Austrian society was traditionally stratified and had a low degree of social mobility. As a result, social distinctions were clear. Social relations between aristocrats and commoners, masters and servants, large landowners and peasant-farmers, and employers and employees were hierarchical and well defined, and the use of titles as a reflection of rank or social status was important. Austrians born into specific social groups or classes had few opportunities to improve their social and economic standing and identified themselves strongly with their inherited social positions, which were reinforced by education (or the lack thereof), attitudes toward religion, and political convictions.
At the beginning of the nineteenth century, the three predominant social classes in Austria were aristocrats; "citizens" or burghers in towns and cities, who had special charters of rights and privileges; and peasants-farmer--"free farmers" in western Austria who owned and tilled their own land and peasant-serfs in eastern Austria. Reforms had been introduced during the last decades of the eighteenth century to bring about a greater degree of social equality, but legal equality was not established in the Austrian half of Austria-Hungary until the constitution of 1867 was promulgated. Even at the beginning of the twentieth century, society still consisted of a very small upper class composed of an old aristocracy of "blue bloods" and a recently ennobled and new aristocracy of wealth, a small middle and entrepreneurial class (approximately 15 percent), a growing working class (approximately 25 percent), and a class of peasantfarmers (approximately 55 to 60 percent).
During the troubled interwar period, a time of political unrest and economic hardship for most Austrians, the country's main social groups remained rigidly segregated and there was a high degree of identification of specific classes with corresponding political ideologies and worldviews. The resulting "Lager," or "camp," mentality was seen in the embrace of the urban working class of social democracy while the rest of the country became proponents of conservative Roman Catholic Christian politics or, to a much lesser degree, European-style liberalism.

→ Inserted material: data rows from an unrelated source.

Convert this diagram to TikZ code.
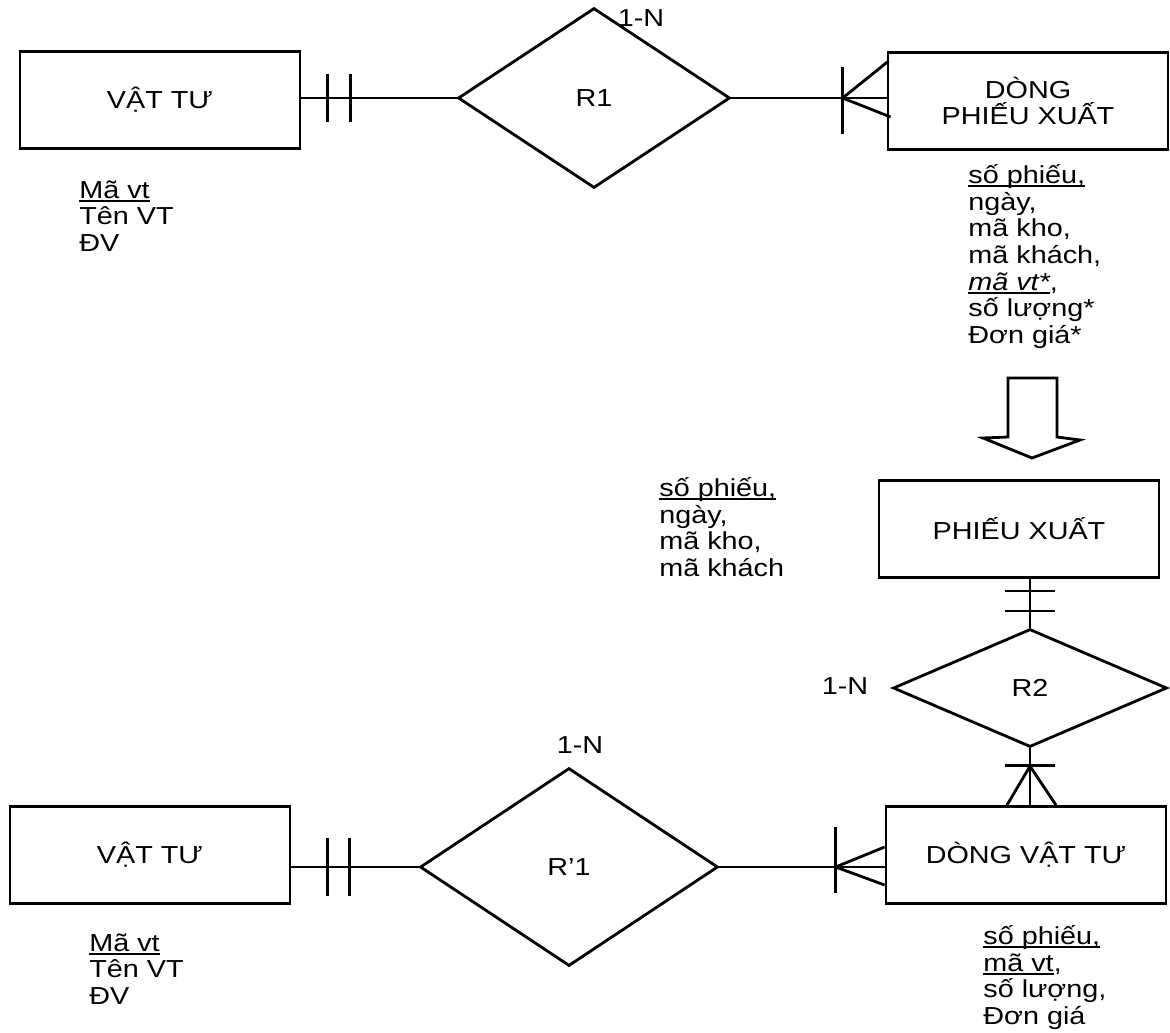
\documentclass[tikz,border=0pt]{standalone}
\usepackage{fontspec}
\setmainfont{Liberation Sans}[FakeStretch=1.17]
\usetikzlibrary{shapes.geometric,calc}

\newcommand\ulin[1]{\setbox0\hbox{#1}\rlap{\rule[-2pt]{\wd0}{0.9pt}}\box0}

\begin{document}
\begin{tikzpicture}[x=0.02cm, y=-0.02cm, line width=1.6pt,
    font=\fontsize{14}{15.2}\selectfont,
    entity/.style={draw, minimum width=5.6cm, minimum height=1.94cm, align=center},
    rel/.style={draw, diamond, inner sep=0pt},
    attr/.style={anchor=north west, align=left, inner sep=0pt}]
    \useasboundingbox (0,0) rectangle (1170,1032);

    % Entities and relations
    \node[entity] (vt1) at (160,100) {VẬT TƯ};
    \node[rel, minimum width=5.44cm, minimum height=3.6cm] (r1) at (594,98) {R1};
    \node[entity] (dpx) at (1028,101) {DÒNG\\PHIẾU XUẤT};
    \node[entity] (px) at (1019,529) {PHIẾU XUẤT};
    \node[rel, minimum width=5.48cm, minimum height=2.36cm] (r2) at (1030,688) {R2};
    \node[entity] (dvt) at (1026,855) {DÒNG VẬT TƯ};
    \node[entity] (vt2) at (150,855) {VẬT TƯ};
    \node[rel, minimum width=5.96cm, minimum height=3.96cm] (rp1) at (569,867) {R’1};

    % Cardinalities
    \node (n1) at (641,18) {1-N};
    \node (n2) at (580,745) {1-N};
    \node (n3) at (845,686) {1-N};

    % Attributes
    \node[attr] (a1) at (78,179) {\ulin{Mã vt}\\Tên VT\\ĐV};
    \node[attr] (a2) at (967,163) {\ulin{số phiếu,}\\ngày,\\mã kho,\\mã khách,\\\ulin{\itshape mã vt*},\\số lượng*\\Đơn giá*};
    \node[attr] (a3) at (658,476) {\ulin{số phiếu,}\\ngày,\\mã kho,\\mã khách};
    \node[attr] (a4) at (88,932) {\ulin{Mã vt}\\Tên VT\\ĐV};
    \node[attr] (a5) at (982,924) {\ulin{số phiếu,}\\\ulin{mã vt},\\số lượng,\\Đơn giá};

    % R1 links
    \coordinate (t1) at (vt1.east |- r1.west);
    \draw (t1) -- (r1.west);
    \draw (t1) ++(26,-24) -- ++(0,48);
    \draw (t1) ++(49,-24) -- ++(0,48);
    \coordinate (c1) at (r1.east -| dpx.west);
    \draw (r1.east) -- (c1);
    \draw (c1) ++(-44,-31) -- ++(0,67);
    \draw (c1) ++(2,-37) -- ++(-46,37) -- ++(48,19);

    % Block arrow
    \draw (1008,378) -- (1057,378) -- (1057,437) -- (1080,440) -- (1032,458) -- (983,438) -- (1008,437) -- cycle;

    % R2 links
    \coordinate (c2) at (px.south -| r2.north);
    \draw (c2) -- (r2.north);
    \draw (c2) ++(-25,12) -- ++(50,0);
    \draw (c2) ++(-25,32) -- ++(50,0);
    \coordinate (c3) at (dvt.north -| r2.south);
    \draw (r2.south) -- (c3);
    \draw (c3) ++(-25,-40) -- ++(50,0);
    \draw (c3) ++(-23,0) -- ++(23,-39) -- ++(26,39);

    % R'1 links
    \coordinate (c4) at (vt2.east |- rp1.west);
    \draw (c4) -- (rp1.west);
    \draw (c4) ++(36,-29) -- ++(0,58);
    \draw (c4) ++(58,-29) -- ++(0,58);
    \coordinate (c5) at (rp1.east -| dvt.west);
    \draw (rp1.east) -- (c5);
    \draw (c5) ++(-49,-40) -- ++(0,66);
    \draw (c5) ++(0,-20) -- ++(-49,20) -- ++(49,18);
\end{tikzpicture}
\end{document}
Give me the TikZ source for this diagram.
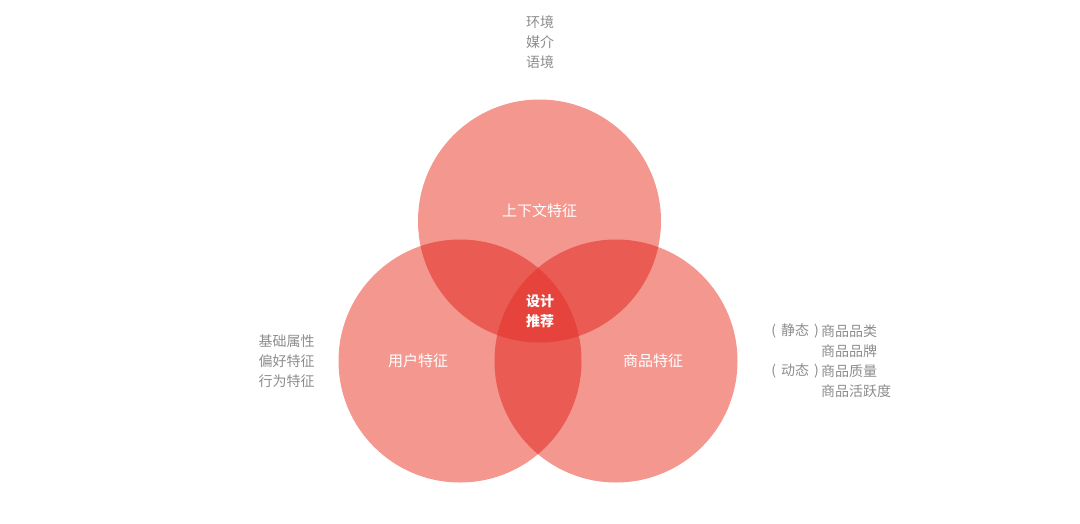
\documentclass[tikz,border=0pt]{standalone}
\usepackage{fontspec}
\newfontfamily\cjk{Noto Sans CJK SC}
\definecolor{vsingle}{HTML}{F4978F}
\definecolor{vdouble}{HTML}{E95B53}
\definecolor{vtriple}{HTML}{E5433B}
\definecolor{vnote}{HTML}{8C8C8C}
\tikzset{
  inner/.style={text=white, font=\cjk\fontsize{15}{20}\selectfont, inner sep=0pt},
  center/.style={text=white, font=\cjk\bfseries\fontsize{14}{20}\selectfont, inner sep=0pt, align=center},
  notes/.style={text=vnote, font=\cjk\fontsize{14}{20}\selectfont, inner sep=0pt, align=center}
}
\begin{document}
\begin{tikzpicture}[x=1pt,y=-1pt]
\useasboundingbox (0,0) rectangle (1080,523);
\def\R{121.5}
\coordinate (ct) at (539.5,221);
\coordinate (cl) at (460,361);
\coordinate (cr) at (616,361);
\fill[vsingle] (ct) circle (\R);
\fill[vsingle] (cl) circle (\R);
\fill[vsingle] (cr) circle (\R);
\begin{scope}
  \clip (ct) circle (\R);
  \fill[vdouble] (cl) circle (\R);
  \fill[vdouble] (cr) circle (\R);
\end{scope}
\begin{scope}
  \clip (cl) circle (\R);
  \fill[vdouble] (cr) circle (\R);
\end{scope}
\begin{scope}
  \clip (ct) circle (\R);
  \clip (cl) circle (\R);
  \fill[vtriple] (cr) circle (\R);
\end{scope}
\node[inner] (lt) at (539.5,211) {上下文特征};
\node[inner] (ll) at (418,361) {用户特征};
\node[inner] (lr) at (653,361) {商品特征};
\node[center] (lc) at (540,311) {设计\\推荐};
\node[notes] (nt) at (540,42) {环境\\媒介\\语境};
\node[notes] (nl) at (286.5,361) {基础属性\\偏好特征\\行为特征};
\node[notes, anchor=west] (r1) at (821,331) {商品品类};
\node[notes, anchor=west] (r2) at (821,351) {商品品牌};
\node[notes, anchor=west] (r3) at (821,371) {商品质量};
\node[notes, anchor=west] (r4) at (821,391) {商品活跃度};
\node[notes, anchor=east] (p1) at ([xshift=-2pt]r1.west) {(\hspace{5pt}静态\hspace{5pt})};
\node[notes, anchor=east] (p2) at ([xshift=-2pt]r3.west) {(\hspace{5pt}动态\hspace{5pt})};
\end{tikzpicture}
\end{document}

After World War II, however, the structure of Austrian society changed substantially. The white-collar middle class expanded greatly during four decades of unprecedented prosperity. The number of farmers and workers declined as they or their children were able to benefit from the postwar era's social mobility and find better employment. Many low-status jobs were taken by foreign workers from southeastern Europe. An increasingly white-collar service economy reduced the previous social inequalities and blurred traditional class distinctions. Education became the most important vehicle of upward social mobility, and a more open education system made it more available than ever before. Attitudinal barriers to social mobility did not disappear to a corresponding extent, however. Coming from an "established" or older family still played an important role in the social position Austrians were able to assume in society.
The long period of prosperity and social mobility weakened the Lager mentality that had characterized the interwar period. Beginning in the 1980s, electoral patterns indicated that the traditional political allegiances of specific classes to corresponding political parties and ideologies had deteriorated. This relaxation of political ties permitted the formation of new political parties that profited from a growing pool of "floating votes."